New addition, 20 Nov '07
Next up are 2 festivals held at almost the same time, but with different market segmentation.

1st is the "1st Festival Internacional de Tango Queer in Buenos Aires", 26 Nov - 2 Dec 2007.

The motto of the festival is "bailar tango sin que los roles esten fijos al sexo de quienes lo bailan", which is to dance tango without fixing the roles according to gender" ie. the exchange of roles in the dance "(Intercambio de Roles)" .

The website says this is why the festival is not oriented exclusively to same sex partners, but to all those who support this approach and promote the respect of this diversity.

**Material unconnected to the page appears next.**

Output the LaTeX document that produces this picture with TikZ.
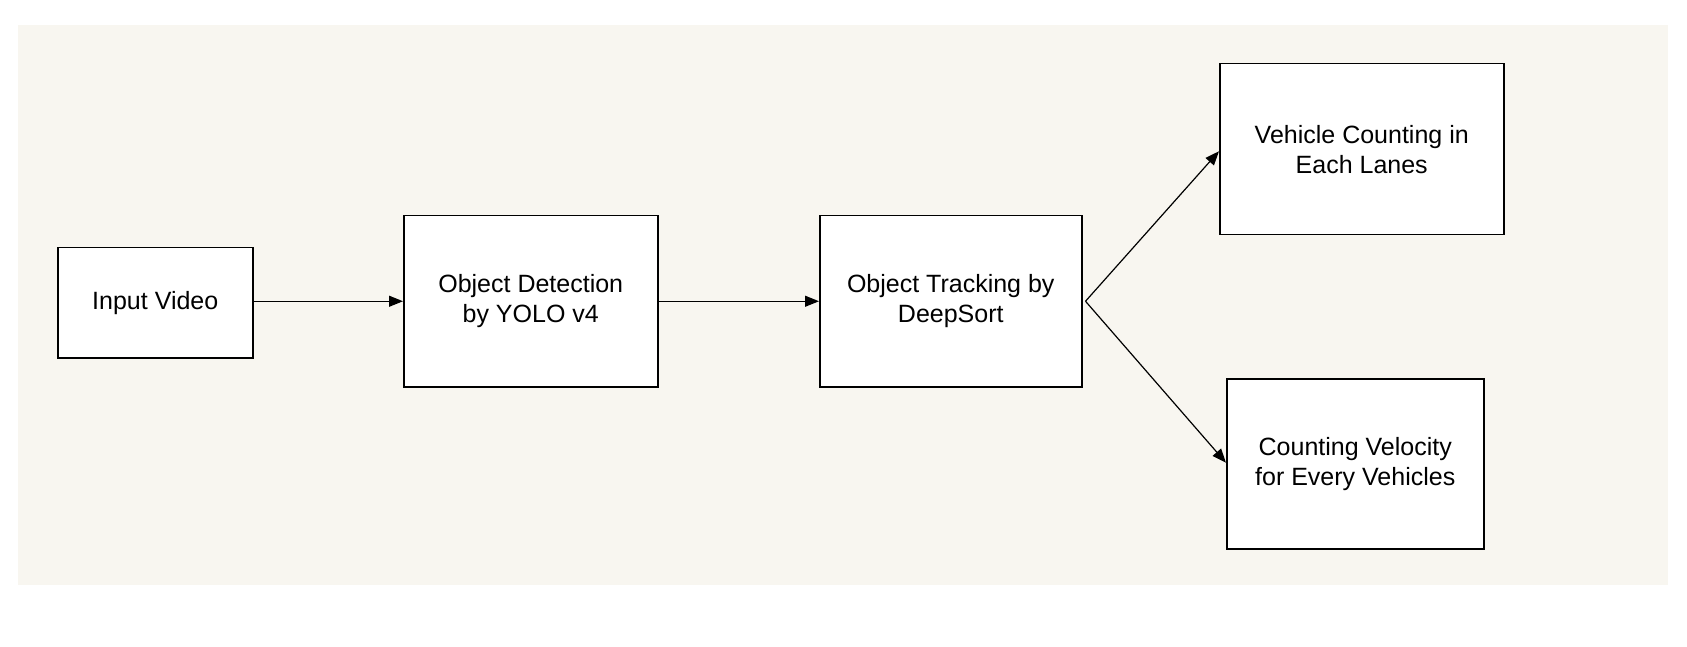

I find this concept very interesting and am supportive of it. From time to time, one wonders what could be the lines of tango evolution in the next douple of decades? A possiblity could be the mutual influence and interfusion of "styles". A more lateral prediction on the "next big trend" in tango could be this interchangeability of roles during dance. I am laying down some money on the latter

The 2nd is the " IV Festival Bailemos Tango in Buenos Aires" from 25 Nov - 2 Dec 2007, organised by Johana Copes, daughter of Juan Copes. The festival promises a bit of everything, tango performances and classes, shopping tours, ranch visit, gaucho's traditional show etc. Appears to be styled in the manner of BA tango "package" tourism organised by teachers from home countries of visitors and also offered by some local tango professionals.

The months of November and December are peak tourist seasons in BA for visitors from United States and other countries. Likely the above 3 festivals were timed to coincide with this traffic.

Next in line for December is the "Maraton de tango" held at the city of La Plata about 60 km south of the city of Buenos Aires. This is a tango campover on the weekend of 8-9 Dec 2007.

There don't seem to be a website for this event, so I have posted photos of the brochure and contacts of the organisers. This event may be targeted at locals rather than visitors. At least not visitors who don't speak the language.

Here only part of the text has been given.